In bits, staggering out, we see a whole jumble of texts from Mariska saying how brilliant Las Kellies are in Cul de Sac despite average sound and half full venue. Apparently they are on a groovy, krauty trip, content to leave the pop for another day. We catch one track of Front 242 in 013 but to be honest my head is (yes, you guessed it) Dvvvaaaaahhhhhed. No more synths. We repair to Cul de Sac to see Fat White Family, who we’ve heard a lot about and see a lad who looks like Mick Finkler from the Teardrop with a monk’s tonsure shaved into his scalp. He’s also got a hole in his keks. This is the lead singer from Fat White Family. All is grooving, and we older types are regaling the lad with stories about the Monks when there’s commotion. The rhythm guitar’s fucking bust and they can’t go on. I offer to help. In my state. At my age. Me & the keyboard lad run to the production office to ask help and amazingly there’s a spare guitar. The rest of the band has beaten us to it though, and we get an earful for being late. Fine, all sorted the band start up and I get a pint.
Fucking hell I hate the soundman in Cul de Sac. He’s got a stupid “don’t look at me” expression on his face… I know this sort of Dutch lad, he’s right, everyone else is wrong, he’s not emotionally involved, he’s no real interest in what’s going on except to coyly, mutely suggest he’s better than anyone else in the room. Normally lads like this are commuting to Den Haag to run the government here, but this one’s been sent down some wormhole to mix the sound at Cul de Sac and it’s all going to shit. The vocals are constantly underpowered, repeated attempts to sort the sound come to shit through a mix of dodgy mics and sheer bloody minded ineptitude. Now Fat White Family’s sound isn’t what we Docktors would call difficult; but there’s a lot of it, and a lot of it has to be loud as well, the idea is to create one of those hedonistic stews of sound that shock and enervate at the same time, akin to jumping into the sea. We could throw names of other shaman punks like the Fall and the Monks and a whole host of half-forgotten garage or punk or psych bands about, and that’s all well and dandy, but I wonder… on record Fat White Family’s probably never ever going to capture this something that has all of us going bonkers for them right at this moment. Hope I’m wrong.

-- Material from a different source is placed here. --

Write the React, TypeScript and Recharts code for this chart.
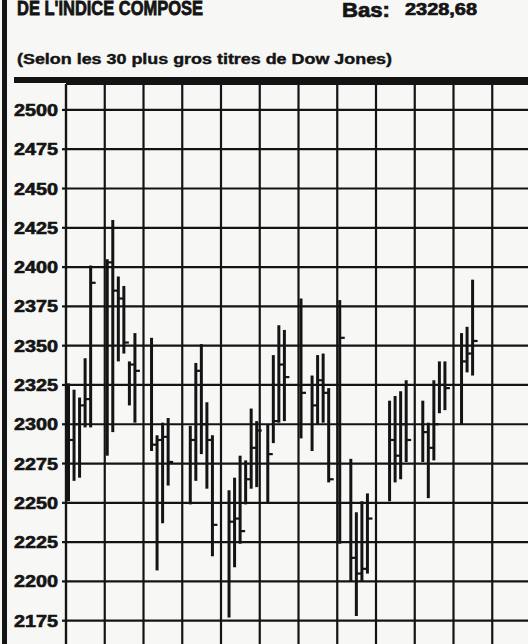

But forget that; tonight, tonight, they really are the feral pipers at the gates of dawn. Maybe it’s the bucket loads of charisma they have, the sheer messiness of their demeanour, allied to their total commitment; I don’t know. It’s like a bedroom gig and a stadium gig at the same time, the ultimate dream fulfillment, standing in front of the mirror with the hairbrush stuff. Ach… Writing about gigs like this always seems to miss the point, always misses what the essence is. It’s impossible to say why everyone is going nuts to this bunch of lads. Maybe it’s just the fact that we all know that they are the current ambassadors of the human spirit in all its youthful, messy, potential. Unwitting, careless holders of the chalice, this band are the moment. You are mad to ignore them.
After that we reel out of the venue and go to the after party in Little Devil. It’s utter chaos. Beautiful chaos; naïve, trusting, wild; and a reminder why I love living in Holland, why I love the Dutch when they party like this. I come home dripping with sweat reeking like a dog that’s been rolling about in a sump pit. Oh God, I need home but I don’t want home. I need a withdrawal. 11 months and 20 odd days and counting.